When Judy McReynolds becomes president and CEO of Arkansas Best Corp. on Jan. 1, she'll be heading a trucking company that reported $50 million in losses in the 12 months ending Sept. 30.

It's an economic climate the current president and CEO, Bob Davidson, calls "unprecedented in our company's history."

McReynolds says her goal, naturally, is to return the Fort Smith company to profitability.

But that's not all. Arkansas Best, which had revenue of $1.5 billion in the last 12 months, wants to double in size within the next five to 10 years and diversify in the transportation sector, McReynolds says. It already has added almost 50 salesmen within the last year.

"It's very ambitious," she says.

At the start of 2010, McReynolds, 47, will replace Davidson, who is retiring Dec. 31 after almost 38 years with Arkansas Best. Arkansas Best is the parent company of ABF Freight System Inc., the seventh-largest trucking company in the state based on revenue. ABF, a less-than-truckload carrier, accounts for about 95 percent of Arkansas Best's revenue.

Davidson will be 62 and says, "I want to climb pyramids while my knees will still allow me to do that."

McReynolds, now senior vice president, CFO and treasurer of Arkansas Best, will become the only female CEO of an Arkansas-based publicly traded company.

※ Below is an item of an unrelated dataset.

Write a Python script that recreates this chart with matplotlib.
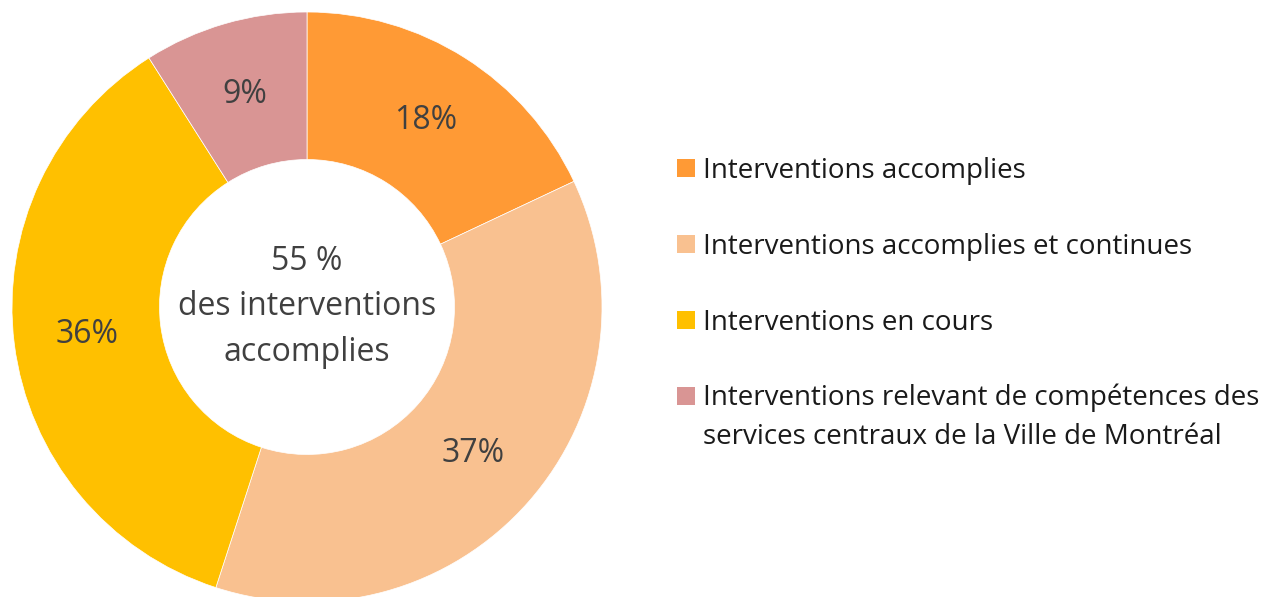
import matplotlib.pyplot as plt
from matplotlib.patches import Rectangle

labels = ['Interventions accomplies',
          'Interventions accomplies et continues',
          'Interventions en cours',
          'Interventions relevant de compétences des\nservices centraux de la Ville de Montréal']
values = [18, 37, 36, 9]
colors = ['#FF9A35', '#F9C190', '#FFC000', '#D99594']
center_text = '55 %\ndes interventions\naccomplies'

plt.rcParams['font.family'] = ['Open Sans', 'DejaVu Sans']

fig = plt.figure(figsize=(12.7, 5.97), dpi=100)
W, H = 1270, 597
cx, cy, r = 307, 307, 295
ax = fig.add_axes([(cx - r) / W, (H - cy - r) / H, 2 * r / W, 2 * r / H])

wedges, texts, autotexts = ax.pie(
    values, colors=colors, startangle=90, counterclock=False,
    radius=1, wedgeprops=dict(width=0.5, edgecolor='white', linewidth=0.5),
    autopct=lambda p: f'{p:.0f}%', pctdistance=0.75,
    textprops=dict(color='#404040', fontsize=23))
ax.set_xlim(-1, 1)
ax.set_ylim(-1, 1)
ax.set_aspect('equal')
ax.axis('off')

ax.text(0, 0.0, center_text, ha='center', va='center', fontsize=23,
        color='#404040', linespacing=1.5)

# legend drawn by hand so the last square sits on the first text line
row_y = 168
for lab, c in zip(labels, colors):
    y = 1 - row_y / H
    fig.patches.append(Rectangle((677 / W, y - 9 / H), 18 / W, 18 / H,
                                 facecolor=c, transform=fig.transFigure))
    if '\n' in lab:
        fig.text(703 / W, y + 12 / H, lab, ha='left', va='top',
                 fontsize=20, color='#1a1a1a', linespacing=1.5)
    else:
        fig.text(703 / W, y - 3 / H, lab, ha='left', va='center',
                 fontsize=20, color='#1a1a1a')
    row_y += 76

fig.savefig('out.png', dpi=100)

Rochelle Gorman leads the privately held CalArk International Inc. of Little Rock, a much smaller trucking company. The late Vida Lampkin, who once headed HCB Bancshares of Camden, the publicly traded holding company for Heartland Community Bank, is believed to have been the first female CEO of a publicly traded company in Arkansas. Heartland, however, was taken private in 2004 and was always minuscule compared with Arkansas Best, which had 10,968 employees as of Dec. 31, 2008. ABF serves all 50 states, Canada, Mexico, Guam and Puerto Rico and 250 ports in more than 130 countries.

McReynolds, a native of Norman, Okla., has another distinction. She worked her way up to the leadership role not from the operational side of the trucking industry, as is often the case, but from the financial side, the numbers side.

This, she says, is an advantage.

"One of the things that we've done at the company is to really involve the financial people in the analysis of the operations," McReynolds said.

"Every month and quarter, we are working through an understanding of what happened on the operation side and how it affected the numbers, what happened on the sales side and how it affected the numbers."